Implementing hybrid requires BGP expertise for route manipulation, policy-based routing on-premises, and potentially Azure Route Server for complex topologies. Use BGP communities to control route advertisement and AS-path prepending for failover scenarios.

Decision Framework: Choose VPN if: backup windows are flexible (12+ hours), monthly data volume < 10TB, budget is primary constraint, or you’re in testing phase.

Choose ExpressRoute if: strict backup SLAs, monthly volume > 15TB, low latency required for backup software (dedup, metadata), or you need predictable performance for compliance.

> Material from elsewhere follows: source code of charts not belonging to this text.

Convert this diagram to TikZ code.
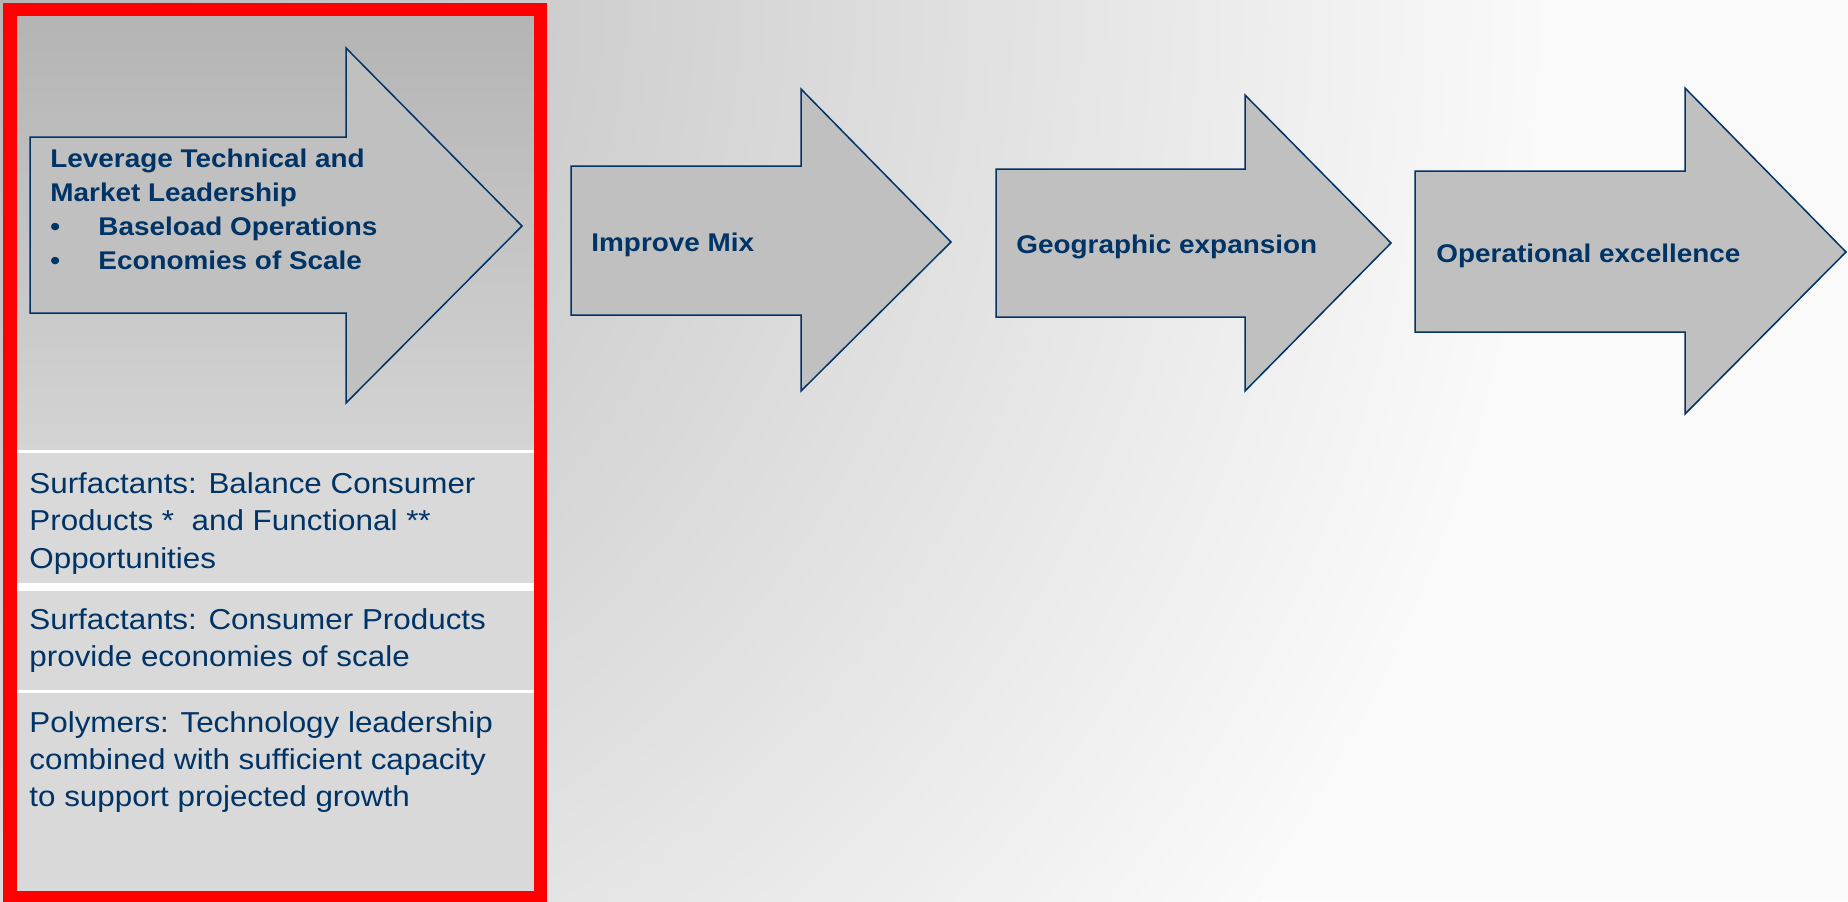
\documentclass[tikz,border=0pt]{standalone}
\usepackage{fontspec}
\setmainfont{Liberation Sans}[FakeStretch=1.09]
\usepackage{xcolor}
\usepackage{tikz}
\usetikzlibrary{positioning}

\definecolor{navy}{RGB}{0,51,102}
\definecolor{arrowgray}{RGB}{192,192,192}
\definecolor{bgdark}{RGB}{182,182,182}
\definecolor{bglight}{RGB}{250,250,250}
\definecolor{paneltop}{RGB}{180,180,180}
\definecolor{panelbot}{RGB}{212,212,212}
\definecolor{panelrow}{RGB}{217,217,217}

\begin{document}
\begin{tikzpicture}[x=0.5pt,y=-0.5pt]
	\begin{scope}

\tikzset{bigarrow/.style={draw=navy,fill=arrowgray,line width=0.75pt,line join=miter}}
\tikzset{arrowtext/.style={anchor=west,inner sep=0pt,text=navy,align=left,font=\fontsize{12.8}{17}\selectfont\bfseries}}
\tikzset{rowtext/.style={anchor=west,inner sep=0pt,text=navy,align=left,font=\fontsize{14.4}{18.7}\selectfont}}

\useasboundingbox (0,0) rectangle (1848,901);

% background
\begin{scope}
\clip (0,0) rectangle (1848,901);
\fill[bglight] (0,0) rectangle (1848,901);
\shade[inner color=bgdark,outer color=bglight] (0,0) circle (1550);
\end{scope}

% the left panel
\shade[top color=paneltop,bottom color=panelbot] (17,16) rectangle (534,451);
\fill[panelrow] (17,451) rectangle (534,892);
\draw[white,line width=1.5pt] (17,451) -- (534,451);
\draw[white,line width=4pt] (17,587) -- (534,587);
\draw[white,line width=1.5pt] (17,691) -- (534,691);

% the arrows
\foreach \l/\t/\b/\h/\ht/\hb/\px/\py in {30/137/313/346/48/403/522/226,
	571/166/315/801/89/391/951/242,
	996/169/317/1245/95/391/1391/243,
	1415/171/332/1685/88/414/1846/252}
{
\draw[bigarrow] (\l,\t) -- (\h,\t) -- (\h,\ht) -- (\px,\py) -- (\h,\hb) -- (\h,\b) -- (\l,\b) -- cycle;
}

\node(lev)[arrowtext] at (50,209){Leverage Technical and\\Market Leadership\\
	\makebox[24pt][l]{\textbullet}Baseload Operations\\
	\makebox[24pt][l]{\textbullet}Economies of Scale};
\node(mix)[arrowtext] at (591,244.5){Improve Mix};
\node(geo)[arrowtext] at (1016,246.5){Geographic expansion};
\node(ops)[arrowtext] at (1436,255.5){Operational excellence};

% rows under the first arrow
\node(surfa)[rowtext] at (29,523.5){Surfactants: Balance Consumer\\Products *~ and Functional **\\Opportunities};
\node(surfb)[rowtext] at (29,640.5){Surfactants: Consumer Products\\provide economies of scale};
\node(poly)[rowtext] at (29,762){Polymers: Technology leadership\\combined with sufficient capacity\\to support projected growth};

% red frame
\draw[red,line width=6.7pt] (10,9.5) rectangle (540.5,898);

	\end{scope}
\end{tikzpicture}
\end{document}
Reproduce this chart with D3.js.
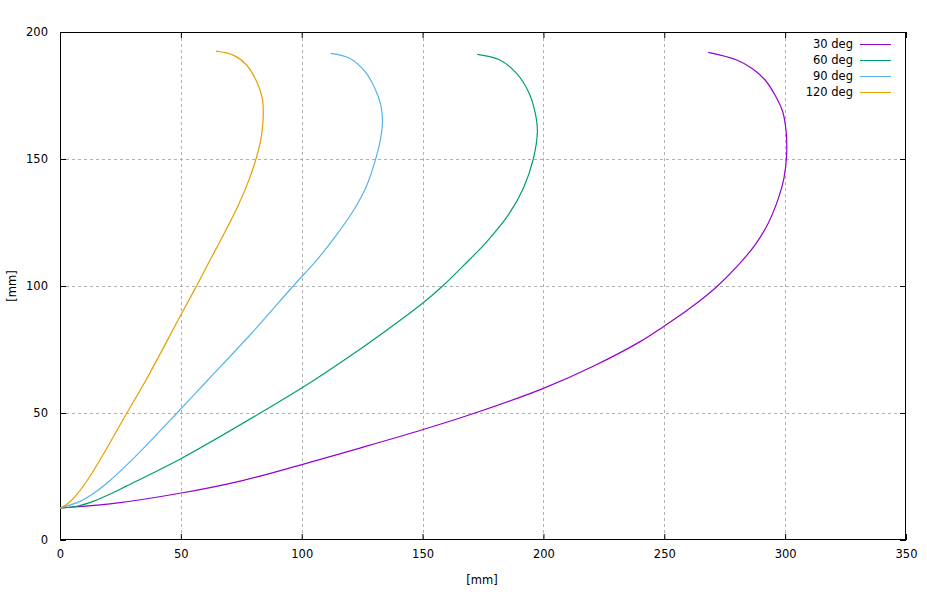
<!DOCTYPE html>
<html><head><meta charset="utf-8">
<script src="https://cdn.jsdelivr.net/npm/d3@7"></script>
<style>body{margin:0;background:#fff}svg{display:block}text{font-family:"DejaVu Sans",sans-serif;font-size:11.5px;fill:#000}</style>
</head><body>
<script>
const seriesNames = ["30 deg","60 deg","90 deg","120 deg"];
const seriesColors = ["#9400d3","#009e73","#56b4e9","#e69f00"];
const xTicks = [0,50,100,150,200,250,300,350];
const yTicks = [0,50,100,150,200];
// points [x mm, y mm] along each curve
const deg30 = [[0,12.6],[20.7,14.2],[49.6,18.4],[75,23.3],[99.7,29.6],[124.1,36.2],[149.9,43.4],[171.7,50.0],[200,59.7],[220.6,68.4],[240,78.1],[249.6,84.0],[260.6,91.2],[271.7,99.7],[280,107.6],[287.5,116.1],[293,124.7],[297.2,134.5],[299.5,142.4],[300.6,151.6],[300.4,160.8],[299,168.6],[295.8,175.2],[291.7,181.1],[286.2,185.7],[280,189.0],[268.2,192.0]];
const deg60 = [[0,12.6],[7,13.3],[14,15.3],[21,18.2],[27.6,21.3],[49.6,31.8],[82.7,49.9],[105.2,63],[124.1,75.1],[132.4,80.7],[150,93.2],[158.3,100],[166.9,108.0],[176.6,117.5],[185.5,128.0],[191.7,138.5],[195.8,150],[197.5,160.8],[196.5,168.6],[193.8,176.5],[188.9,183.7],[182,189.0],[172.6,191.2]];
const deg90 = [[0,12.6],[8.3,15.2],[15,19.1],[20.7,23.4],[27,29],[34,35.6],[48.3,49.9],[60.7,62.5],[78.6,80.7],[96.5,100],[106.2,110.2],[113.8,119.3],[121.4,129.7],[126.9,139.6],[130.6,150],[132.4,156.8],[133.4,164.7],[132.7,171.3],[130.3,177.8],[126.2,184.4],[120,189.6],[112,191.6]];
const deg120 = [[0,12.6],[3,14.2],[7,18],[12,24.5],[19,35.5],[27.6,49.9],[35.6,63],[49.6,87.9],[56.5,100],[62.1,110.2],[67.6,120.1],[73.8,131.9],[77.9,141.1],[81.1,150],[83.4,159.4],[84.1,167.3],[83.7,173.9],[81.4,180.4],[77.2,187.0],[71.7,190.9],[64.5,192.5]];
const series = [deg30,deg60,deg90,deg120];

const W=927,H=608, L=60,R=906,T=32,B=540;
const svg=d3.select("body").append("svg").attr("width",W).attr("height",H);
const x=d3.scaleLinear().domain([0,350]).range([L,R]);
const y=d3.scaleLinear().domain([0,200]).range([B,T]);

// grid
const g=svg.append("g").attr("stroke","#b0b0b0").attr("stroke-dasharray","3,3").attr("stroke-width",1);
xTicks.filter(v=>v>0&&v<350).forEach(v=>g.append("line").attr("x1",Math.round(x(v))+.5).attr("x2",Math.round(x(v))+.5).attr("y1",T).attr("y2",B));
yTicks.filter(v=>v>0&&v<200).forEach(v=>g.append("line").attr("y1",Math.round(y(v))+.5).attr("y2",Math.round(y(v))+.5).attr("x1",L).attr("x2",R));

// axes (inward ticks, mirrored)
const ax=svg.append("g").attr("transform",`translate(0,${B})`).call(d3.axisBottom(x).tickValues(xTicks).tickSize(-6).tickPadding(10));
const ax2=svg.append("g").attr("transform",`translate(0,${T})`).call(d3.axisTop(x).tickValues(xTicks).tickSize(-6).tickFormat(""));
const ay=svg.append("g").attr("transform",`translate(${L},0)`).call(d3.axisLeft(y).tickValues(yTicks).tickSize(-6).tickPadding(12));
const ay2=svg.append("g").attr("transform",`translate(${R},0)`).call(d3.axisRight(y).tickValues(yTicks).tickSize(-6).tickFormat(""));
[ax,ax2,ay,ay2].forEach(a=>{a.select(".domain").remove();a.selectAll("line").attr("stroke","#000");a.selectAll("text").attr("font-family","DejaVu Sans").attr("font-size","11.5px");});
svg.append("rect").attr("x",L+.5).attr("y",T+.5).attr("width",R-L-1).attr("height",B-T-1).attr("fill","none").attr("stroke","#000");

// curves
const line=d3.line().x(d=>x(d[0])).y(d=>y(d[1])).curve(d3.curveCatmullRom.alpha(0.5));
series.forEach((s,i)=>svg.append("path").attr("d",line(s)).attr("fill","none").attr("stroke",seriesColors[i]).attr("stroke-width",1.2));

// legend
seriesNames.forEach((n,i)=>{
  const yy=44+i*16;
  svg.append("text").attr("x",853).attr("y",yy).attr("text-anchor","end").attr("dy","0.35em").text(n);
  svg.append("line").attr("x1",860).attr("x2",891).attr("y1",yy+.5).attr("y2",yy+.5).attr("stroke",seriesColors[i]).attr("stroke-width",1);
});

// axis labels
svg.append("text").attr("x",482).attr("y",584).attr("text-anchor","middle").text("[mm]");
svg.append("text").attr("transform","translate(16,286) rotate(-90)").attr("text-anchor","middle").text("[mm]");
</script>
</body></html>
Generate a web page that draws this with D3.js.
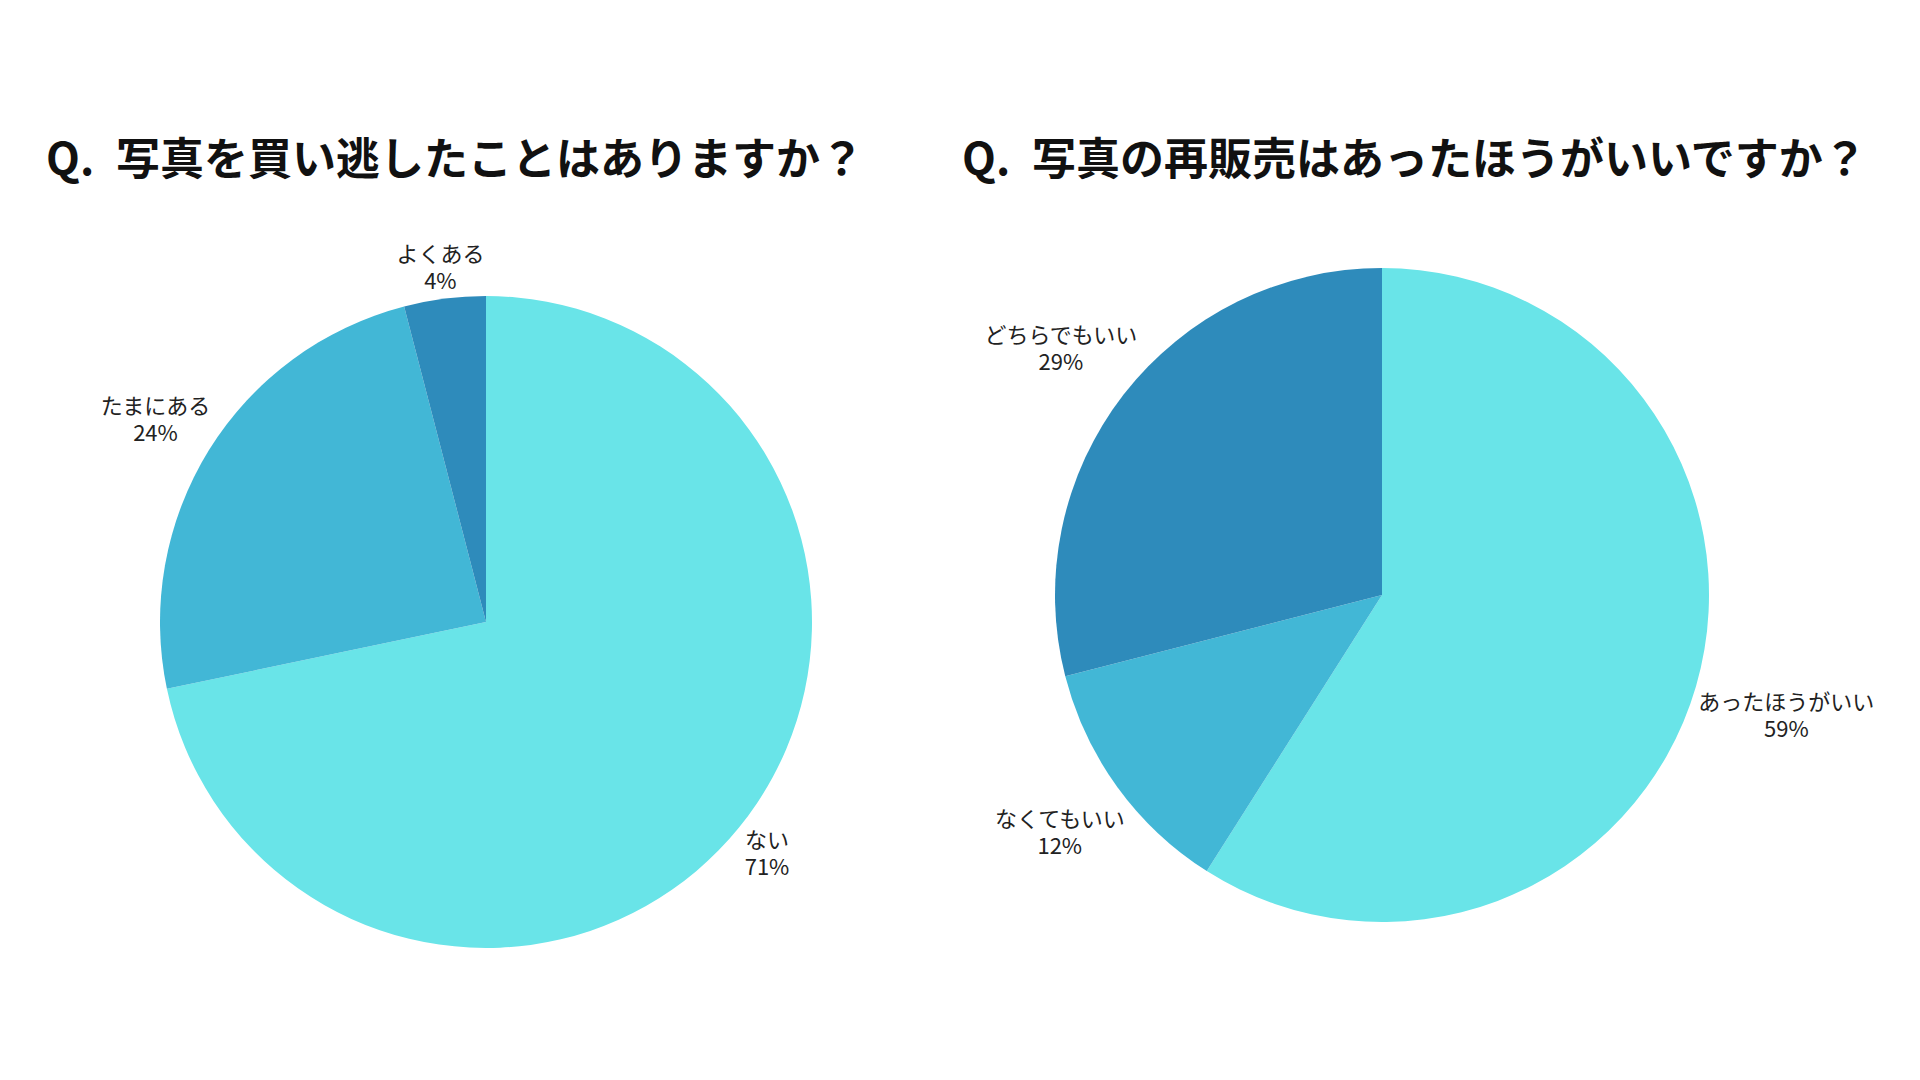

Recommendation for Your Scenario: With 15-20TB monthly and 6-8 hour windows, you’re borderline. I’d start with VpnGw3 (1.25 Gbps) and monitor actual throughput for 30 days. If you consistently achieve > 900 Mbps and meet backup windows, VPN suffices. If you see degradation or window violations, the business case for ExpressRoute becomes clear. Many organizations start with VPN and migrate to ExpressRoute as data volumes grow - this staged approach reduces upfront investment while providing upgrade path.

These are excellent points. The latency impact on backup software is something I hadn’t fully considered. Our backup solution does heavy metadata operations during synthetic full backups. Regarding the hybrid approach mentioned - how do you handle routing policies to ensure backup traffic goes over ExpressRoute while keeping management traffic on VPN? Is this done through BGP route preferences or application-level configuration?